Fielding M McGehee III, editor and research director of the Jonestown Institute, said this isn’t the first time someone has tried to turn the site into a draw for visitors.
“I’ve sort of slipped from being incredulous to cynical,” he said. “It’s just like, ‘Here we go again’.”
His wife, Rebecca Moore, the institute’s co-founder, lost her two sisters and young nephew, fathered by Jones, at Jonestown. McGehee questioned what visitors would learn, even hearing “firsthand from someone who lived in the area during Jonestown’s existence”, as the tour overview promises.
“Forty-five-year-old memories, ghosts, myths, folktales,” he said. “If you’re looking for what happened in Jonestown, you’re not going to get it.”
He said he viewed the tour as “alienating, especially for the people who were in the Temple”.
Sewcharran said her team spent hours watching interviews, news reports and documentaries, and read statements and personal accounts as part of their research. They have also spoken to Port Kaituma residents who had interactions with Jonestown, she said.

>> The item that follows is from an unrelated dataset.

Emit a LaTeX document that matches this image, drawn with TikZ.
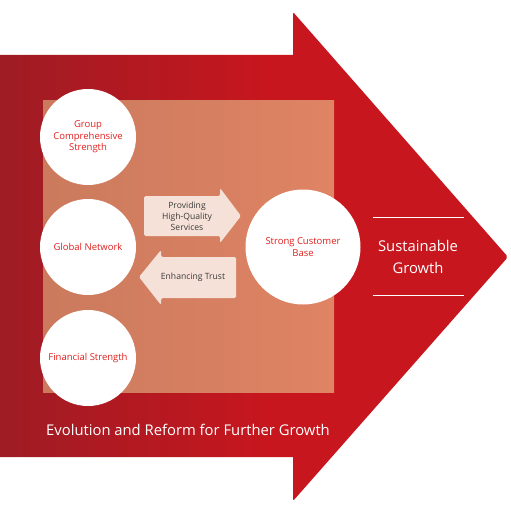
\documentclass[tikz,border=0pt]{standalone}
\usepackage{fontspec}
\setmainfont{Open Sans}
\definecolor{darkred}{HTML}{9E1C24}
\definecolor{mainred}{HTML}{C8161E}
\definecolor{sqleft}{HTML}{CB7A5D}
\definecolor{sqright}{HTML}{DF8464}
\definecolor{pale}{HTML}{F5E1D8}
\definecolor{txtred}{HTML}{E0201E}
\definecolor{txtgray}{HTML}{3A3A3A}
\pgfdeclarehorizontalshading{arrowshade}{100bp}{color(0bp)=(darkred); color(25bp)=(darkred); color(52bp)=(mainred); color(100bp)=(mainred)}
\begin{document}
\begin{tikzpicture}[x=1pt,y=-1pt,
  circ/.style={circle,fill=white,inner sep=0pt,align=center,text=txtred,font=\fontsize{9.5}{11.3}\selectfont},
  smallarrow/.style={fill=pale,rounded corners=1.5pt},
  arrowlbl/.style={align=center,text=txtgray,font=\fontsize{8.6}{10.8}\selectfont},
  whitetxt/.style={text=white,align=center}]
\useasboundingbox (0,0) rectangle (511,508);
% big arrow
\shade[shading=arrowshade] (0,55) -- (293,55) [rounded corners=2pt] -- (293,12) -- (508,257) -- (293,501) [sharp corners] -- (293,457) -- (0,457) -- cycle;
% square
\shade[left color=sqleft,right color=sqright] (43,101) rectangle (334,392);
% circles
\node[circ,minimum size=96pt] (group) at (88,137) {Group\\Comprehensive\\Strength};
\node[circ,minimum size=96pt] (global) at (88,247) {Global Network};
\node[circ,minimum size=96pt] (fin) at (88,358) {Financial Strength};
\node[circ,minimum size=115pt] (cust) at (303,247) {Strong Customer\\Base};
% small arrows
\path[smallarrow] (144,196) -- (220,196) -- (220,188) -- (241,216) -- (220,243) -- (220,236) -- (144,236) -- cycle;
\node[arrowlbl] (prov) at (187,216) {Providing\\High-Quality\\Services};
\path[smallarrow] (236,257) -- (236,298) -- (161,298) -- (161,305) -- (139,277) -- (161,250) -- (161,257) -- cycle;
\node[arrowlbl] (trust) at (193,277) {Enhancing Trust};
% right side
\coordinate (l1a) at (373,217); \coordinate (l1b) at (464,217);
\coordinate (l2a) at (373,295); \coordinate (l2b) at (464,295);
\draw[white,line width=0.8pt] (l1a) -- (l1b);
\draw[white,line width=0.8pt] (l2a) -- (l2b);
\node[whitetxt,font=\fontsize{14.8}{21.5}\selectfont] (sust) at (418,257) {Sustainable\\Growth};
\node[whitetxt,font=\fontsize{14.8}{16}\selectfont] (evo) at (188,430) {Evolution and Reform for Further Growth};
\end{tikzpicture}
\end{document}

She said they chose not to contact former Jonestown residents or survivors out of consideration for their privacy and to avoid causing any trauma.
“That said, we deeply value their perspectives and are open to connecting with those who may be willing to share their stories in the future,” Sewcharran wrote in an email. “As the tour is still fairly new and evolving, we are committed to finding ways to honour and enrich the narrative while being mindful and compassionate toward those affected by these events.”
Cobb, who was born to Peoples Temple members, said he wasn’t sure what a US$650 tour would reveal in the Jonestown site’s current state and without input from former residents. He survived the massacre because he was in Georgetown playing in a basketball tournament with fellow members on the day of the killings.
“I think people are going to be disappointed,” he said. “I feel people are monetising a really serious issue, a tragedy; people lost their lives there.”
Cobb, 64, helped raise money for an Oakland memorial to the victims and maintains its website. At the Evergreen Cemetery, he said, people can scan QR codes to see the faces of people who died and learn about their lives. He said he would welcome tours that wanted to visit that memorial - and said they would be educational because of the participation of people who were involved in the community.
“I know there’s a big interest,” he said. “It’s historically a one-of-a-kind story. I think it should be remembered and not forgotten for many reasons, so people don’t make the same mistakes. So people study and find out why those people truly went there and lost their lives and what they were doing there.”